(begin)

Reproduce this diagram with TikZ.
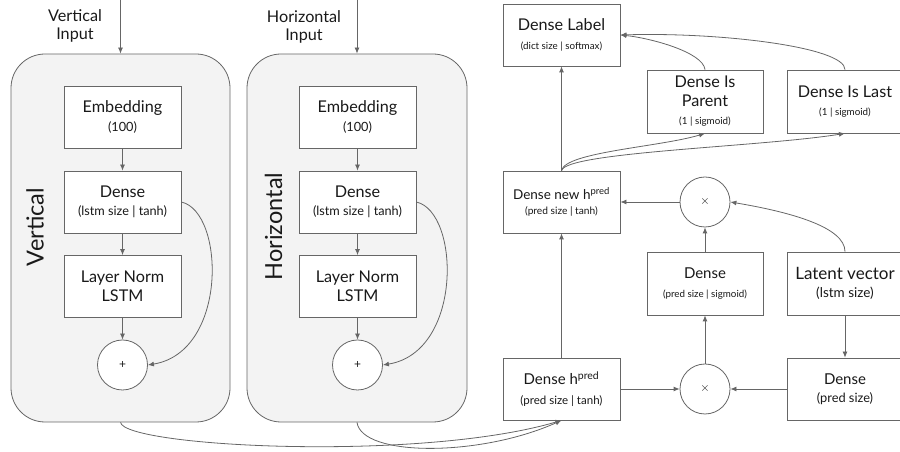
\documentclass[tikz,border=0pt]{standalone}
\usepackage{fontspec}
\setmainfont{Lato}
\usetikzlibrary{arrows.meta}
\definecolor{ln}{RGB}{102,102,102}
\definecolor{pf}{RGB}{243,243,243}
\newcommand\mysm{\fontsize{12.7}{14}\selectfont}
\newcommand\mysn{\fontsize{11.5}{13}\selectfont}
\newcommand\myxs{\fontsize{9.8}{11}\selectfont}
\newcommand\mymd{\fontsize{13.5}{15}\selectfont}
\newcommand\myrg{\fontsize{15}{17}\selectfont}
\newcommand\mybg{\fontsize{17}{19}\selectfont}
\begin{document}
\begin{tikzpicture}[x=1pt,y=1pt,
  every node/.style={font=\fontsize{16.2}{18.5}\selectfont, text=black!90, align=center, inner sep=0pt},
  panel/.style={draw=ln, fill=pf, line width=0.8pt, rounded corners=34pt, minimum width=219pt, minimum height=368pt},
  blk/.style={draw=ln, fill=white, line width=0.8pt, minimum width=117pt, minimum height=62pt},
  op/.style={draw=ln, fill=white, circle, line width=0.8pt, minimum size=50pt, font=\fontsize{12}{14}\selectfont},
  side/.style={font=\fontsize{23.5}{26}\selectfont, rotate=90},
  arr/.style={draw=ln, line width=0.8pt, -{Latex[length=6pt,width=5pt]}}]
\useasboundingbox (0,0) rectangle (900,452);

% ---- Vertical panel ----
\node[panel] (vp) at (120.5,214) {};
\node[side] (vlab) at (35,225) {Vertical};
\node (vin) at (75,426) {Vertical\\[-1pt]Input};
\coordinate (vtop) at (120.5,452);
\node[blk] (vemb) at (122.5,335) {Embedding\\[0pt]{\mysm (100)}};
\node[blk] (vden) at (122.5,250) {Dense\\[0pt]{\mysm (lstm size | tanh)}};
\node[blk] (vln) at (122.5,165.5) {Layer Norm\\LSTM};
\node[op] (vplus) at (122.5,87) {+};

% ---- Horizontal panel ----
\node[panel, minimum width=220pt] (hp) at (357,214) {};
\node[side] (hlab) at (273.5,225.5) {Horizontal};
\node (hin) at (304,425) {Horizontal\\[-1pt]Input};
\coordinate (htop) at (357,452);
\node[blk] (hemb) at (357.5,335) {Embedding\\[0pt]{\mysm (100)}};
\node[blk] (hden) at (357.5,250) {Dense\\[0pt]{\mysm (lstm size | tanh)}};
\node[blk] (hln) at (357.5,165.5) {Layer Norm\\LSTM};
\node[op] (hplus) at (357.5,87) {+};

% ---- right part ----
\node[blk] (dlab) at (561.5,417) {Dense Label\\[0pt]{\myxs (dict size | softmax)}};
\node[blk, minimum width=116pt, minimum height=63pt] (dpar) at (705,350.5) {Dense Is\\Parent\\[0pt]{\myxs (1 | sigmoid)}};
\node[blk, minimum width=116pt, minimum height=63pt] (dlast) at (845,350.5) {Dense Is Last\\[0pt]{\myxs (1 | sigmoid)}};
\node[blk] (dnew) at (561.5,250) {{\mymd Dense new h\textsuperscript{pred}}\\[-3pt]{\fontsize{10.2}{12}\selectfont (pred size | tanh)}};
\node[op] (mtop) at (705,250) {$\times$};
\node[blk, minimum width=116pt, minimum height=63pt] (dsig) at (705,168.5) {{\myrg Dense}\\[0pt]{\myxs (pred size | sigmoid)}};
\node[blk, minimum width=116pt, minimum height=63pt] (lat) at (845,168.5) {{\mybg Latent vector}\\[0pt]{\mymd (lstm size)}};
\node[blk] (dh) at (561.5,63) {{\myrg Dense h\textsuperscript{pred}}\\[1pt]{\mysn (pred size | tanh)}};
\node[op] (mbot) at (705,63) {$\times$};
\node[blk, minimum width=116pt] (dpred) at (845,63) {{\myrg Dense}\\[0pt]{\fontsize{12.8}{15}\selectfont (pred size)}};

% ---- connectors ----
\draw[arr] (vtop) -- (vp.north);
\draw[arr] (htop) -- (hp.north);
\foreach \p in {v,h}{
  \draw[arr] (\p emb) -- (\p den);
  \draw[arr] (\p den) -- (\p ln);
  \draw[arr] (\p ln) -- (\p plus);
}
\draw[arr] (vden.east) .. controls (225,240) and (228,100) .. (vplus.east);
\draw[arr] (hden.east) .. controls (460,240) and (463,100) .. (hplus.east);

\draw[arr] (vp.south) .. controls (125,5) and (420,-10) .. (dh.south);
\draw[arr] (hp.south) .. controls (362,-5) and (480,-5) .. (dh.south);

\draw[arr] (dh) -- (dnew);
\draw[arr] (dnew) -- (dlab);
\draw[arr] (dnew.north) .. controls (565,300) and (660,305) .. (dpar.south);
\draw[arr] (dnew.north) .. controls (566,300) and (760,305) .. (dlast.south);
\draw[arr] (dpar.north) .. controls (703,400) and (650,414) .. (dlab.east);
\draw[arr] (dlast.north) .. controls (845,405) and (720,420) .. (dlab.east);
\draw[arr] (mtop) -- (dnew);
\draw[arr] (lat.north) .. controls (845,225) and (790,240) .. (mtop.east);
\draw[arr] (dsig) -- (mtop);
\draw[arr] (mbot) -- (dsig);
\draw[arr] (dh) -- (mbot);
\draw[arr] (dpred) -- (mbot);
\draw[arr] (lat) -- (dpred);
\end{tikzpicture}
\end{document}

(end)

> _Problem requirements_:
Copy out the listing exactly as it stands, but not the pictures.

> _Correct response_:
Reproduce this diagram with TikZ.
\documentclass[tikz,border=0pt]{standalone}
\usepackage{fontspec}
\setmainfont{Lato}
\usetikzlibrary{arrows.meta}
\definecolor{ln}{RGB}{102,102,102}
\definecolor{pf}{RGB}{243,243,243}
\newcommand\mysm{\fontsize{12.7}{14}\selectfont}
\newcommand\mysn{\fontsize{11.5}{13}\selectfont}
\newcommand\myxs{\fontsize{9.8}{11}\selectfont}
\newcommand\mymd{\fontsize{13.5}{15}\selectfont}
\newcommand\myrg{\fontsize{15}{17}\selectfont}
\newcommand\mybg{\fontsize{17}{19}\selectfont}
\begin{document}
\begin{tikzpicture}[x=1pt,y=1pt,
  every node/.style={font=\fontsize{16.2}{18.5}\selectfont, text=black!90, align=center, inner sep=0pt},
  panel/.style={draw=ln, fill=pf, line width=0.8pt, rounded corners=34pt, minimum width=219pt, minimum height=368pt},
  blk/.style={draw=ln, fill=white, line width=0.8pt, minimum width=117pt, minimum height=62pt},
  op/.style={draw=ln, fill=white, circle, line width=0.8pt, minimum size=50pt, font=\fontsize{12}{14}\selectfont},
  side/.style={font=\fontsize{23.5}{26}\selectfont, rotate=90},
  arr/.style={draw=ln, line width=0.8pt, -{Latex[length=6pt,width=5pt]}}]
\useasboundingbox (0,0) rectangle (900,452);

% ---- Vertical panel ----
\node[panel] (vp) at (120.5,214) {};
\node[side] (vlab) at (35,225) {Vertical};
\node (vin) at (75,426) {Vertical\\[-1pt]Input};
\coordinate (vtop) at (120.5,452);
\node[blk] (vemb) at (122.5,335) {Embedding\\[0pt]{\mysm (100)}};
\node[blk] (vden) at (122.5,250) {Dense\\[0pt]{\mysm (lstm size | tanh)}};
\node[blk] (vln) at (122.5,165.5) {Layer Norm\\LSTM};
\node[op] (vplus) at (122.5,87) {+};

% ---- Horizontal panel ----
\node[panel, minimum width=220pt] (hp) at (357,214) {};
\node[side] (hlab) at (273.5,225.5) {Horizontal};
\node (hin) at (304,425) {Horizontal\\[-1pt]Input};
\coordinate (htop) at (357,452);
\node[blk] (hemb) at (357.5,335) {Embedding\\[0pt]{\mysm (100)}};
\node[blk] (hden) at (357.5,250) {Dense\\[0pt]{\mysm (lstm size | tanh)}};
\node[blk] (hln) at (357.5,165.5) {Layer Norm\\LSTM};
\node[op] (hplus) at (357.5,87) {+};

% ---- right part ----
\node[blk] (dlab) at (561.5,417) {Dense Label\\[0pt]{\myxs (dict size | softmax)}};
\node[blk, minimum width=116pt, minimum height=63pt] (dpar) at (705,350.5) {Dense Is\\Parent\\[0pt]{\myxs (1 | sigmoid)}};
\node[blk, minimum width=116pt, minimum height=63pt] (dlast) at (845,350.5) {Dense Is Last\\[0pt]{\myxs (1 | sigmoid)}};
\node[blk] (dnew) at (561.5,250) {{\mymd Dense new h\textsuperscript{pred}}\\[-3pt]{\fontsize{10.2}{12}\selectfont (pred size | tanh)}};
\node[op] (mtop) at (705,250) {$\times$};
\node[blk, minimum width=116pt, minimum height=63pt] (dsig) at (705,168.5) {{\myrg Dense}\\[0pt]{\myxs (pred size | sigmoid)}};
\node[blk, minimum width=116pt, minimum height=63pt] (lat) at (845,168.5) {{\mybg Latent vector}\\[0pt]{\mymd (lstm size)}};
\node[blk] (dh) at (561.5,63) {{\myrg Dense h\textsuperscript{pred}}\\[1pt]{\mysn (pred size | tanh)}};
\node[op] (mbot) at (705,63) {$\times$};
\node[blk, minimum width=116pt] (dpred) at (845,63) {{\myrg Dense}\\[0pt]{\fontsize{12.8}{15}\selectfont (pred size)}};

% ---- connectors ----
\draw[arr] (vtop) -- (vp.north);
\draw[arr] (htop) -- (hp.north);
\foreach \p in {v,h}{
  \draw[arr] (\p emb) -- (\p den);
  \draw[arr] (\p den) -- (\p ln);
  \draw[arr] (\p ln) -- (\p plus);
}
\draw[arr] (vden.east) .. controls (225,240) and (228,100) .. (vplus.east);
\draw[arr] (hden.east) .. controls (460,240) and (463,100) .. (hplus.east);

\draw[arr] (vp.south) .. controls (125,5) and (420,-10) .. (dh.south);
\draw[arr] (hp.south) .. controls (362,-5) and (480,-5) .. (dh.south);

\draw[arr] (dh) -- (dnew);
\draw[arr] (dnew) -- (dlab);
\draw[arr] (dnew.north) .. controls (565,300) and (660,305) .. (dpar.south);
\draw[arr] (dnew.north) .. controls (566,300) and (760,305) .. (dlast.south);
\draw[arr] (dpar.north) .. controls (703,400) and (650,414) .. (dlab.east);
\draw[arr] (dlast.north) .. controls (845,405) and (720,420) .. (dlab.east);
\draw[arr] (mtop) -- (dnew);
\draw[arr] (lat.north) .. controls (845,225) and (790,240) .. (mtop.east);
\draw[arr] (dsig) -- (mtop);
\draw[arr] (mbot) -- (dsig);
\draw[arr] (dh) -- (mbot);
\draw[arr] (dpred) -- (mbot);
\draw[arr] (lat) -- (dpred);
\end{tikzpicture}
\end{document}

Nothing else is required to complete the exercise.